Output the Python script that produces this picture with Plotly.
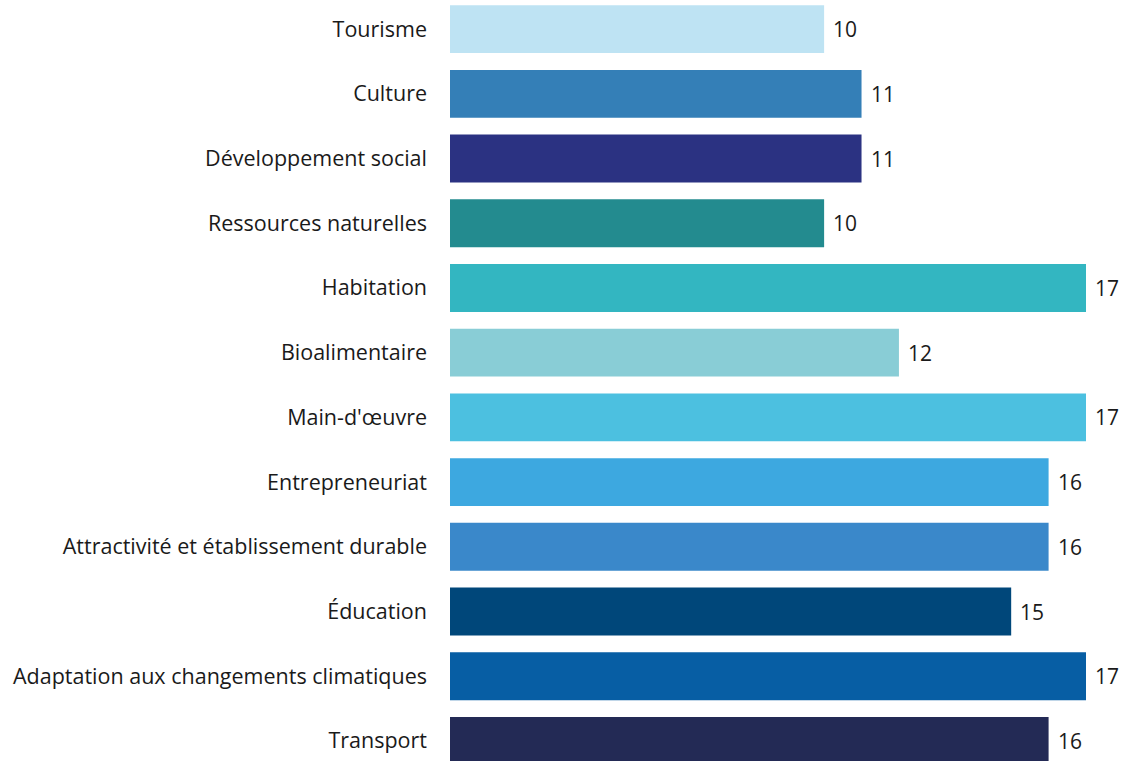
import plotly.graph_objects as go

categories = [
    "Tourisme", "Culture", "Développement social", "Ressources naturelles",
    "Habitation", "Bioalimentaire", "Main-d'œuvre", "Entrepreneuriat",
    "Attractivité et établissement durable", "Éducation",
    "Adaptation aux changements climatiques", "Transport",
]
values = [10, 11, 11, 10, 17, 12, 17, 16, 16, 15, 17, 16]
colors = [
    "#BEE3F3", "#347FB7", "#2B3282", "#238B8F", "#33B6C1", "#89CDD6",
    "#4CC0E0", "#3DA8E0", "#3A88CA", "#00477A", "#075EA4", "#232A55",
]

fig = go.Figure(go.Bar(
    x=values, y=categories, orientation="h",
    marker=dict(color=colors, line=dict(width=0)),
    hoverinfo="x+y",
))

for c, v in zip(categories, values):
    fig.add_annotation(x=v, y=c, text=str(v), showarrow=False,
                       xanchor="left", xshift=7,
                       font=dict(family="Open Sans", size=21, color="#1a1a1a"))

fig.update_layout(
    width=1125, height=761,
    margin=dict(l=450, r=39, t=0, b=0),
    paper_bgcolor="white", plot_bgcolor="white",
    bargap=0.26,
    showlegend=False,
    font=dict(family="Open Sans", size=21.5, color="#1a1a1a"),
    xaxis=dict(range=[0, 17], visible=False, fixedrange=True),
    yaxis=dict(
        categoryorder="array", categoryarray=categories,
        range=[11.31, -0.45],
        showgrid=False, zeroline=False, showline=False,
        ticks="", ticklabelstandoff=22,
        tickfont=dict(family="Open Sans", size=21.5, color="#1a1a1a"),
    ),
)

fig.write_html("out.html")
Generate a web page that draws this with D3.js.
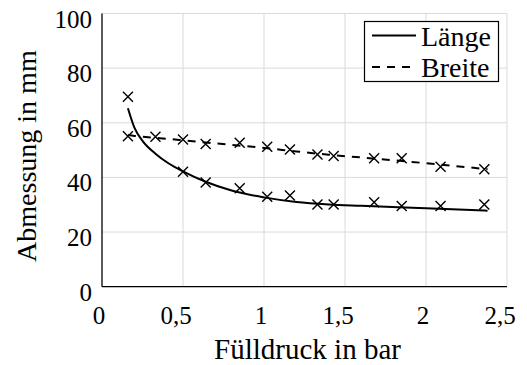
<!DOCTYPE html>
<html>
<head>
<meta charset="utf-8">
<script src="https://cdn.jsdelivr.net/npm/d3@7"></script>
<style>
  body { margin: 0; background: #fff; }
</style>
</head>
<body>
<svg id="chart"></svg>
<script>
// Messpunkte (Kreuze)
const druckLaenge = [0.16, 0.5, 0.64, 0.85, 1.02, 1.16, 1.33, 1.43, 1.68, 1.85, 2.09, 2.36];
const messLaenge = [69.5, 42.1, 38.1, 36.0, 32.9, 33.4, 30.1, 30.1, 30.9, 29.5, 29.5, 30.1];
const druckBreite = [0.16, 0.33, 0.5, 0.64, 0.85, 1.02, 1.16, 1.33, 1.43, 1.68, 1.85, 2.09, 2.36];
const messBreite = [55.1, 54.9, 53.9, 52.2, 52.7, 51.2, 50.2, 48.4, 47.8, 47.0, 47.0, 43.9, 43.0];

// Ausgleichskurven
const fitDruck = [0.16, 0.2, 0.25, 0.33, 0.41, 0.5, 0.64, 0.8, 1.0, 1.2, 1.4, 1.6, 2.0, 2.38];
const fitLaenge = [65.3, 58.2, 53.4, 48.7, 45.2, 42.2, 38.4, 35.2, 32.7, 31.0, 30.1, 29.6, 28.7, 27.8];
const fitBreite = [55.5, 55.2, 54.9, 54.5, 54.1, 53.6, 52.8, 51.9, 50.8, 49.5, 48.3, 47.3, 45.2, 43.0];

// Achsen
const xTicks = [0, 0.5, 1, 1.5, 2, 2.5];
const xTickLabels = ["0", "0,5", "1", "1,5", "2", "2,5"];
const yTicks = [0, 20, 40, 60, 80, 100];
const legendLabels = ["Länge", "Breite"];

const schrift = "'Liberation Serif', 'DejaVu Serif', 'Times New Roman', Times, serif";

const width = 527, height = 365;
const margin = { top: 13.5, right: 20, bottom: 78.3, left: 102 };

const svg = d3.select("#chart")
  .attr("width", width)
  .attr("height", height)
  .attr("font-family", schrift);

const x = d3.scaleLinear().domain([0, 2.5]).range([margin.left, width - margin.right]);
const y = d3.scaleLinear().domain([0, 100]).range([height - margin.bottom, margin.top]);

// Gitter
svg.append("g")
  .selectAll("line")
  .data(xTicks.slice(1))
  .enter().append("line")
  .attr("x1", d => x(d)).attr("x2", d => x(d))
  .attr("y1", y(0)).attr("y2", y(100))
  .attr("stroke", "#dadada").attr("stroke-width", 1);

svg.append("g")
  .selectAll("line")
  .data(yTicks.slice(1))
  .enter().append("line")
  .attr("x1", x(0)).attr("x2", x(2.5))
  .attr("y1", d => y(d)).attr("y2", d => y(d))
  .attr("stroke", "#dadada").attr("stroke-width", 1);

// Achsenlinien links und unten
svg.append("line")
  .attr("x1", x(0)).attr("x2", x(0))
  .attr("y1", y(0)).attr("y2", y(100))
  .attr("stroke", "#000").attr("stroke-width", 1.3);
svg.append("line")
  .attr("x1", x(0)).attr("x2", x(2.5))
  .attr("y1", y(0)).attr("y2", y(0))
  .attr("stroke", "#000").attr("stroke-width", 1.3);

// Beschriftungen
svg.append("g")
  .selectAll("text")
  .data(xTicks)
  .enter().append("text")
  .attr("x", (d, i) => x(d) + (xTickLabels[i].includes(",") ? -7 : -3))
  .attr("y", y(0) + 37)
  .attr("text-anchor", "middle")
  .attr("font-family", schrift)
  .attr("font-size", 25)
  .text((d, i) => xTickLabels[i]);

svg.append("g")
  .selectAll("text")
  .data(yTicks)
  .enter().append("text")
  .attr("x", x(0) - 10)
  .attr("y", d => y(d) + 14)
  .attr("text-anchor", "end")
  .attr("font-family", schrift)
  .attr("font-size", 25)
  .text(d => d);

svg.append("text")
  .attr("x", (x(0) + x(2.5)) / 2 + 3)
  .attr("y", 359)
  .attr("text-anchor", "middle")
  .attr("font-family", schrift)
  .attr("font-size", 29)
  .text("Fülldruck in bar");

svg.append("text")
  .attr("transform", `translate(36,${(y(0) + y(100)) / 2 + 6}) rotate(-90)`)
  .attr("text-anchor", "middle")
  .attr("font-family", schrift)
  .attr("font-size", 28)
  .text("Abmessung in mm");

// Kurven
const linie = d3.line()
  .x(d => x(d[0]))
  .y(d => y(d[1]))
  .curve(d3.curveMonotoneX);

svg.append("path")
  .datum(fitDruck.map((d, i) => [d, fitBreite[i]]))
  .attr("d", linie)
  .attr("fill", "none")
  .attr("stroke", "#000")
  .attr("stroke-width", 2)
  .attr("stroke-dasharray", "8,7");

svg.append("path")
  .datum(fitDruck.map((d, i) => [d, fitLaenge[i]]))
  .attr("d", linie)
  .attr("fill", "none")
  .attr("stroke", "#000")
  .attr("stroke-width", 2);

// Kreuze
function kreuze(xs, ys) {
  const s = 5;
  const pts = xs.map((d, i) => [x(d), y(ys[i])]);
  svg.append("g")
    .selectAll("path")
    .data(pts)
    .enter().append("path")
    .attr("d", p => `M${p[0] - s},${p[1] - s}L${p[0] + s},${p[1] + s}M${p[0] - s},${p[1] + s}L${p[0] + s},${p[1] - s}`)
    .attr("stroke", "#000")
    .attr("stroke-width", 1.4)
    .attr("fill", "none");
}
kreuze(druckLaenge, messLaenge);
kreuze(druckBreite, messBreite);

// Legende
const leg = svg.append("g");
leg.append("rect")
  .attr("x", 364.5).attr("y", 21.5)
  .attr("width", 134).attr("height", 60)
  .attr("fill", "#fff")
  .attr("stroke", "#000").attr("stroke-width", 1.2);

legendLabels.forEach((name, i) => {
  const ly = 35.5 + i * 31.5;
  leg.append("line")
    .attr("x1", 372).attr("x2", 416)
    .attr("y1", ly).attr("y2", ly)
    .attr("stroke", "#000").attr("stroke-width", 2)
    .attr("stroke-dasharray", i === 1 ? "8,7" : null);
  leg.append("text")
    .attr("x", 421)
    .attr("y", ly + 10)
    .attr("font-family", schrift)
    .attr("font-size", 28)
    .text(name);
});
</script>
</body>
</html>
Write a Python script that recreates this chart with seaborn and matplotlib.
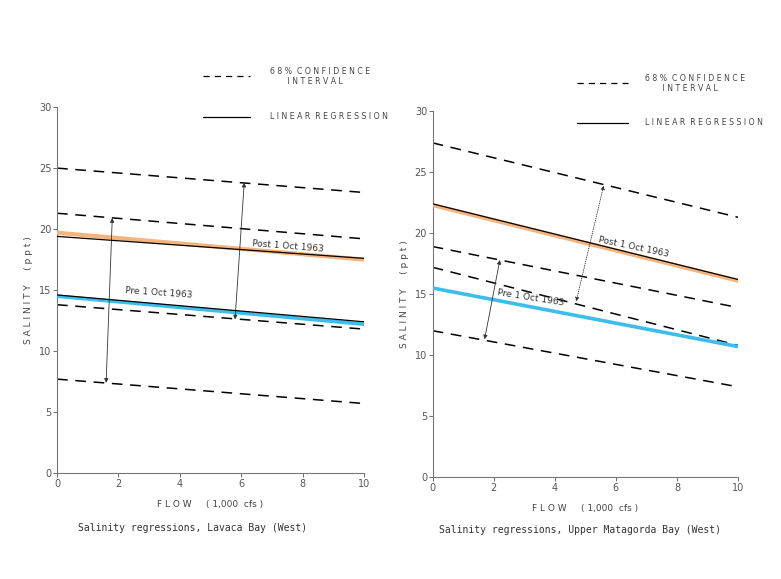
import pandas as pd
import numpy as np
import matplotlib
matplotlib.use("Agg")
import matplotlib.pyplot as plt
from matplotlib.lines import Line2D
import seaborn as sns

# Flow (1,000 cfs) at both ends of every regression line
flow = [0, 10]

# Lavaca Bay (West)
lav_post_reg = [19.4, 17.6]
lav_post_hi = [19.7, 17.5]
lav_pre_reg = [14.6, 12.4]
lav_pre_hi = [14.5, 12.2]
lav_ci = [[25.0, 23.0], [21.3, 19.2], [13.8, 11.8], [7.7, 5.7]]
lav_arrows = [[(1.8, 20.9), (1.6, 7.4)], [(6.1, 23.8), (5.8, 12.6)]]

# Upper Matagorda Bay (West)
mat_post_reg = [22.4, 16.2]
mat_post_hi = [22.3, 16.1]
mat_pre_reg = [15.5, 10.7]
mat_pre_hi = [15.5, 10.7]
mat_ci = [[27.4, 21.3], [18.9, 13.9], [17.2, 10.8], [12.0, 7.4]]
mat_arrows = [[(2.2, 17.8), (1.7, 11.3)], [(5.6, 23.9), (4.7, 14.4)]]

x_ticks = [0, 2, 4, 6, 8, 10]
y_ticks = [0, 5, 10, 15, 20, 25, 30]

orange = "#f6b47c"
blue = "#3cbdec"
grey = "#555555"

sns.set_theme(style="white")
plt.rcParams["font.family"] = ["DejaVu Sans"]

fig = plt.figure(figsize=(7.81, 5.79), dpi=100)
ax1 = fig.add_axes([0.073, 0.183, 0.393, 0.632])
ax2 = fig.add_axes([0.554, 0.176, 0.391, 0.632])


def draw_panel(ax, post_reg, post_hi, pre_reg, pre_hi, ci, arrows, post_lab, pre_lab,
               arrow2_style, pre_black_z):
    for vals in ci:
        d = pd.DataFrame({"flow": flow, "sal": vals})
        sns.lineplot(data=d, x="flow", y="sal", ax=ax, color="black", lw=1.1,
                     linestyle=(0, (7, 5)))
    sns.lineplot(data=pd.DataFrame({"flow": flow, "sal": post_hi}), x="flow", y="sal",
                 ax=ax, color=orange, lw=3.0, zorder=3)
    sns.lineplot(data=pd.DataFrame({"flow": flow, "sal": pre_hi}), x="flow", y="sal",
                 ax=ax, color=blue, lw=2.6, zorder=3)
    sns.lineplot(data=pd.DataFrame({"flow": flow, "sal": post_reg}), x="flow", y="sal",
                 ax=ax, color="black", lw=0.9, zorder=4)
    sns.lineplot(data=pd.DataFrame({"flow": flow, "sal": pre_reg}), x="flow", y="sal",
                 ax=ax, color="black", lw=0.9, zorder=pre_black_z)
    styles = ["-", arrow2_style]
    for (top, bot), ls in zip(arrows, styles):
        ax.annotate("", xy=top, xytext=bot,
                    arrowprops=dict(arrowstyle="<|-|>", color="#333333", lw=0.6,
                                    ls=ls, mutation_scale=6, shrinkA=0, shrinkB=0))
    ax.text(post_lab[0], post_lab[1], "Post 1 Oct 1963", fontsize=6.5, color="#333333",
            rotation=post_lab[2], rotation_mode="anchor")
    ax.text(pre_lab[0], pre_lab[1], "Pre 1 Oct 1963", fontsize=6.5, color="#333333",
            rotation=pre_lab[2], rotation_mode="anchor")

    ax.set_xlim(0, 10)
    ax.set_ylim(0, 30)
    ax.set_xticks(x_ticks)
    ax.set_yticks(y_ticks)
    ax.set_xticklabels([str(t) for t in x_ticks])
    ax.set_yticklabels([str(t) for t in y_ticks])
    ax.tick_params(axis="both", labelsize=7, colors=grey, length=3, width=0.6,
                   direction="out", pad=1)
    ax.tick_params(axis="x", bottom=True)
    ax.tick_params(axis="y", left=True)
    sns.despine(ax=ax)
    for s in ["left", "bottom"]:
        ax.spines[s].set_color("#777777")
        ax.spines[s].set_linewidth(0.8)
    ax.set_ylabel("S A L I N I T Y     ( p p t )", fontsize=6.5, color="#444444", labelpad=4)
    ax.set_xlabel("F L O W     ( 1,000  cfs )", fontsize=6.5, color="#444444", labelpad=8)


draw_panel(ax1, lav_post_reg, lav_post_hi, lav_pre_reg, lav_pre_hi, lav_ci, lav_arrows,
           (6.35, 18.6, -4.5), (2.2, 14.8, -4.0), "-", 4)
draw_panel(ax2, mat_post_reg, mat_post_hi, mat_pre_reg, mat_pre_hi, mat_ci, mat_arrows,
           (5.4, 19.3, -12.0), (2.1, 14.9, -9.0), ":", 2)

# legend keys drawn at the top of each panel
for x0, x1, xt, y_d, y_s in [(0.260, 0.320, 0.346, 0.868, 0.798),
                             (0.739, 0.804, 0.826, 0.856, 0.788)]:
    fig.add_artist(Line2D([x0, x1], [y_d, y_d], transform=fig.transFigure,
                          color="black", lw=0.9, linestyle=(0, (5, 4))))
    fig.add_artist(Line2D([x0, x1], [y_s, y_s], transform=fig.transFigure,
                          color="black", lw=0.9))
    fig.text(xt, y_d, "6 8 %  C O N F I D E N C E\n       I N T E R V A L",
             fontsize=5.6, color="#444444", va="center", ha="left", linespacing=1.1)
    fig.text(xt, y_s, "L I N E A R  R E G R E S S I O N", fontsize=5.6,
             color="#444444", va="center", ha="left")

fig.text(0.246, 0.088, "Salinity regressions, Lavaca Bay (West)", fontsize=7,
         family="DejaVu Sans Mono", color="#333333", ha="center", va="center")
fig.text(0.743, 0.085, "Salinity regressions, Upper Matagorda Bay (West)", fontsize=7,
         family="DejaVu Sans Mono", color="#333333", ha="center", va="center")

fig.savefig("out.png", dpi=100)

**BRIEF**: Restate exactly, please, only the lines between the start of the data and the line containing "import plotly.graph_objects as go", both ends included, skipping the pictures.

**RESULT OF THE EXERCISE**:
Output the Python script that produces this picture with Plotly.
import plotly.graph_objects as go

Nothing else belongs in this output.